Most collectors I know would have collected Star Wars merchandise in one way or another. After all, Star Wars played a huge part in revolutionizing the toys market with their 3-3/4" action figure line in 1976. The widespread success of Kenner's Star Wars 3-3/4" toy line made the newer, smaller size the industry standard. Instead of a single 12-inch tall character with 1/6 scale outfits that changed for different applications, toy lines included teams of characters with special functions. Led by Star Wars-themed sales, collectible action figures quickly became a multi-million dollar secondary business for movie studios.
I think Star Wars has the largest and most varied range of toys than any other line. So many companies have produced and released so many different versions and types of Star Wars vehicles, Star Wars characters (villains and heroes alike) that it boggles the mind.

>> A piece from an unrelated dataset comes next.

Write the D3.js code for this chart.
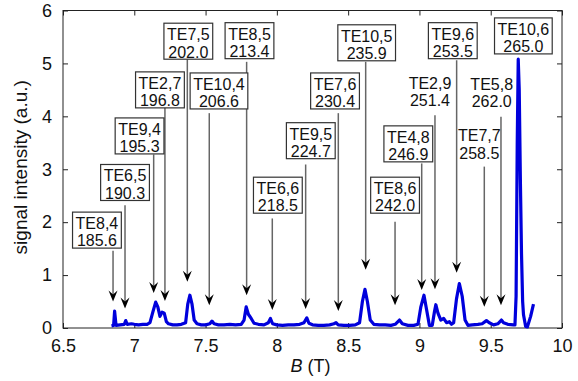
<!DOCTYPE html>
<html>
<head>
<meta charset="utf-8">
<script src="https://cdn.jsdelivr.net/npm/d3@7"></script>
<style>
body { margin: 0; background: #fff; }
text { font-family: "Liberation Sans", Arial, sans-serif; }
</style>
</head>
<body>
<div id="graph"></div>
<script>
// spectrum: magnetic field (T) and signal intensity (a.u.)
const fieldB = [6.84, 6.855, 6.862, 6.872, 6.90, 6.93, 6.94, 6.95, 6.98, 7.00, 7.03, 7.06, 7.09, 7.11, 7.13, 7.15, 7.165, 7.18, 7.195, 7.21, 7.225, 7.24, 7.27, 7.30, 7.33, 7.36, 7.375, 7.39, 7.405, 7.42, 7.44, 7.47, 7.50, 7.53, 7.545, 7.56, 7.59, 7.63, 7.67, 7.71, 7.75, 7.77, 7.785, 7.80, 7.82, 7.84, 7.87, 7.91, 7.94, 7.955, 7.97, 8.00, 8.04, 8.08, 8.12, 8.16, 8.19, 8.21, 8.225, 8.25, 8.29, 8.33, 8.37, 8.40, 8.415, 8.43, 8.47, 8.51, 8.55, 8.58, 8.60, 8.618, 8.635, 8.655, 8.68, 8.72, 8.76, 8.80, 8.83, 8.86, 8.88, 8.92, 8.96, 8.99, 9.01, 9.032, 9.05, 9.07, 9.09, 9.105, 9.115, 9.13, 9.15, 9.17, 9.19, 9.21, 9.225, 9.24, 9.26, 9.28, 9.30, 9.32, 9.34, 9.37, 9.41, 9.44, 9.47, 9.49, 9.52, 9.55, 9.575, 9.59, 9.62, 9.66, 9.670, 9.678, 9.686, 9.693, 9.700, 9.708, 9.716, 9.724, 9.73, 9.745, 9.757, 9.78, 9.80];
const signal = [0.04, 0.05, 0.32, 0.05, 0.06, 0.07, 0.14, 0.07, 0.08, 0.07, 0.06, 0.07, 0.07, 0.10, 0.30, 0.49, 0.40, 0.22, 0.30, 0.28, 0.12, 0.08, 0.06, 0.06, 0.07, 0.10, 0.45, 0.62, 0.45, 0.15, 0.08, 0.06, 0.06, 0.08, 0.13, 0.08, 0.06, 0.06, 0.07, 0.06, 0.07, 0.15, 0.40, 0.26, 0.18, 0.09, 0.07, 0.06, 0.10, 0.18, 0.08, 0.06, 0.05, 0.06, 0.06, 0.07, 0.10, 0.19, 0.09, 0.06, 0.05, 0.05, 0.06, 0.08, 0.10, 0.06, 0.05, 0.05, 0.06, 0.10, 0.50, 0.73, 0.50, 0.15, 0.07, 0.06, 0.06, 0.05, 0.07, 0.15, 0.08, 0.05, 0.05, 0.07, 0.40, 0.62, 0.35, 0.05, 0.05, 0.30, 0.44, 0.28, 0.15, 0.18, 0.10, 0.12, 0.07, 0.10, 0.55, 0.84, 0.60, 0.15, 0.05, 0.06, 0.07, 0.08, 0.14, 0.10, 0.06, 0.08, 0.15, 0.10, 0.07, 0.06, 0.06, 0.6, 3.5, 5.08, 4.5, 2.8, 1.4, 0.5, 0.25, 0.03, 0.02, 0.22, 0.45];

// mode labels and predicted frequencies (GHz)
const modeNames = ['TE8,4', 'TE6,5', 'TE9,4', 'TE2,7', 'TE7,5', 'TE10,4', 'TE8,5', 'TE6,6', 'TE9,5', 'TE7,6', 'TE10,5', 'TE8,6', 'TE4,8', 'TE2,9', 'TE9,6', 'TE7,7', 'TE5,8', 'TE10,6'];
const modeFreqs = ['185.6', '190.3', '195.3', '196.8', '202.0', '206.6', '213.4', '218.5', '224.7', '230.4', '235.9', '242.0', '246.9', '251.4', '253.5', '258.5', '262.0', '265.0'];
const modeBoxed = [true, true, true, true, true, true, true, true, true, true, true, true, true, false, true, false, false, true];
// label anchor (data units): centre field and top of the box
const labelB = [6.738, 6.935, 7.037, 7.18, 7.379, 7.594, 7.808, 8.007, 8.238, 8.408, 8.63, 8.829, 8.922, 9.074, 9.234, 9.42, 9.507, 9.729];
const labelTop = [2.19, 3.09, 3.97, 4.84, 5.76, 4.82, 5.77, 2.85, 3.88, 4.82, 5.73, 2.85, 3.82, 4.84, 5.77, 3.85, 4.82, 5.86];
// arrows: field, start level, tip level (null = no arrow)
const arrowB = [6.851, 6.935, 7.136, 7.215, 7.372, 7.526, 7.788, 7.968, 8.202, 8.431, 8.623, 8.829, 9.016, 9.109, 9.261, 9.455, 9.572, null];
const arrowFrom = [1.46, 2.32, 3.28, 4.18, 5.08, 4.06, 5.03, 2.07, 3.09, 4.06, 5.03, 2.01, 3.11, 4.02, 5.06, 3.05, 3.99, null];
const arrowTo = [0.50, 0.37, 0.66, 0.51, 0.875, 0.43, 0.62, 0.34, 0.36, 0.32, 1.10, 0.43, 0.72, 0.73, 1.045, 0.40, 0.43, null];

const xTicks = [6.5, 7, 7.5, 8, 8.5, 9, 9.5, 10];
const yTicks = [0, 1, 2, 3, 4, 5, 6];

const width = 578;
const height = 381;
const margin = {top: 10.5, right: 16, bottom: 53, left: 63};
const plotW = width - margin.left - margin.right;
const plotH = height - margin.top - margin.bottom;

const svg = d3.select('#graph')
    .append('svg')
    .attr('width', width)
    .attr('height', height);

const g = svg.append('g')
    .attr('transform', `translate(${margin.left},${margin.top})`);

const x = d3.scaleLinear().domain([6.5, 10]).range([0, plotW]);
const y = d3.scaleLinear().domain([0, 6]).range([plotH, 0]);

// axes, ticks pointing inward on all sides
function styleAxis(sel) {
    sel.select('.domain').remove();
    sel.selectAll('line').attr('stroke', '#222');
    sel.selectAll('text').attr('fill', '#111').style('font-size', '18px');
}

g.append('g')
    .attr('transform', `translate(0,${plotH})`)
    .call(d3.axisBottom(x).tickValues(xTicks).tickFormat(d => String(d)).tickSizeInner(-5).tickSizeOuter(0).tickPadding(11))
    .call(styleAxis);

g.append('g')
    .call(d3.axisTop(x).tickValues(xTicks).tickFormat('').tickSizeInner(-5).tickSizeOuter(0))
    .call(styleAxis);

g.append('g')
    .call(d3.axisLeft(y).tickValues(yTicks).tickFormat(d => String(d)).tickSizeInner(-5).tickSizeOuter(0).tickPadding(11))
    .call(styleAxis);

g.append('g')
    .attr('transform', `translate(${plotW},0)`)
    .call(d3.axisRight(y).tickValues(yTicks).tickFormat('').tickSizeInner(-5).tickSizeOuter(0))
    .call(styleAxis);

g.append('rect')
    .attr('width', plotW)
    .attr('height', plotH)
    .attr('fill', 'none')
    .attr('stroke', '#222')
    .attr('stroke-width', 1);

// axis titles
const xTitle = svg.append('text')
    .attr('x', margin.left + plotW / 2 - 2)
    .attr('y', 372)
    .attr('text-anchor', 'middle')
    .style('font-size', '18px')
    .attr('fill', '#111');
xTitle.append('tspan').style('font-style', 'italic').text('B');
xTitle.append('tspan').text(' (T)');

svg.append('text')
    .attr('transform', `translate(27,${margin.top + plotH / 2 - 2}) rotate(-90)`)
    .attr('text-anchor', 'middle')
    .style('font-size', '19px')
    .attr('fill', '#111')
    .text('signal intensity (a.u.)');

// spectrum
const spectrum = fieldB.map((b, i) => [b, signal[i]]);
const line = d3.line()
    .x(d => x(d[0]))
    .y(d => y(d[1]));

g.append('path')
    .datum(spectrum)
    .attr('d', line)
    .attr('fill', 'none')
    .attr('stroke', '#0000dc')
    .attr('stroke-width', 3.2)
    .attr('stroke-linejoin', 'round');

// arrows
modeNames.forEach((name, i) => {
    if (arrowB[i] === null) return;
    const ax = x(arrowB[i]);
    const tipY = y(arrowTo[i]);
    g.append('line')
        .attr('x1', ax)
        .attr('x2', ax)
        .attr('y1', y(arrowFrom[i]))
        .attr('y2', tipY - 6)
        .attr('stroke', '#666')
        .attr('stroke-width', 1.5);
    g.append('path')
        .attr('d', `M${ax},${tipY} L${ax - 4.5},${tipY - 11} L${ax},${tipY - 7} L${ax + 4.5},${tipY - 11} Z`)
        .attr('fill', '#000');
});

// labels
modeNames.forEach((name, i) => {
    const cx = x(labelB[i]);
    const top = y(labelTop[i]);
    const lab = g.append('g');
    const t = lab.append('text')
        .attr('text-anchor', 'middle')
        .style('font-size', '16px')
        .attr('fill', '#111');
    t.append('tspan').attr('x', cx).attr('y', top + 17).text(name);
    t.append('tspan').attr('x', cx).attr('y', top + 34.3).text(modeFreqs[i]);
    if (modeBoxed[i]) {
        const w = t.node().getBBox().width + 6;
        lab.insert('rect', 'text')
            .attr('x', cx - w / 2)
            .attr('y', top)
            .attr('width', w)
            .attr('height', 36)
            .attr('fill', '#fff')
            .attr('stroke', '#333')
            .attr('stroke-width', 1.2);
    }
});
</script>
</body>
</html>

Some have come and gone (Applause, Galoob etc) while others have withstood the text of time. Kenner had the initial license but was bought over by Hasbro and the company has been constantly churning out a never ending line of Star Wars stuff.
This was my first Star Wars Millennium Falcon from back then (1996). How could I not own a piece of Star Wars history that is the Millennium Falcon, the ship that belonged to Captain Han Solo and which brought him and his crew all over the Star Wars universe. Check out my coverage of all the other Star Wars ships / vehicles which I would later buy including the ultimate Hasbro's Star Wars Legacy Collection Millennium Falcon HERE :)
Check this out - the Millennium Falcon chasing after Buzz Lightyear
Toy Story the 1995 American computer-animated family buddy comedy film produced by Pixar and directed by John Lasseter came out at the same time as I got into toy collecting so no surprise for guessing that I would collect Toy Story action figures and toys. Electronic Buzz Lightyear was all the rage back then and every kid wanted one for Christmas!
Those were the days of no internet and no digital cameras. So you took pictures of what you want and couldn't see the results until after the film had been developed. The internet has certainly changed the world we live in and made it even smaller with its connectivity.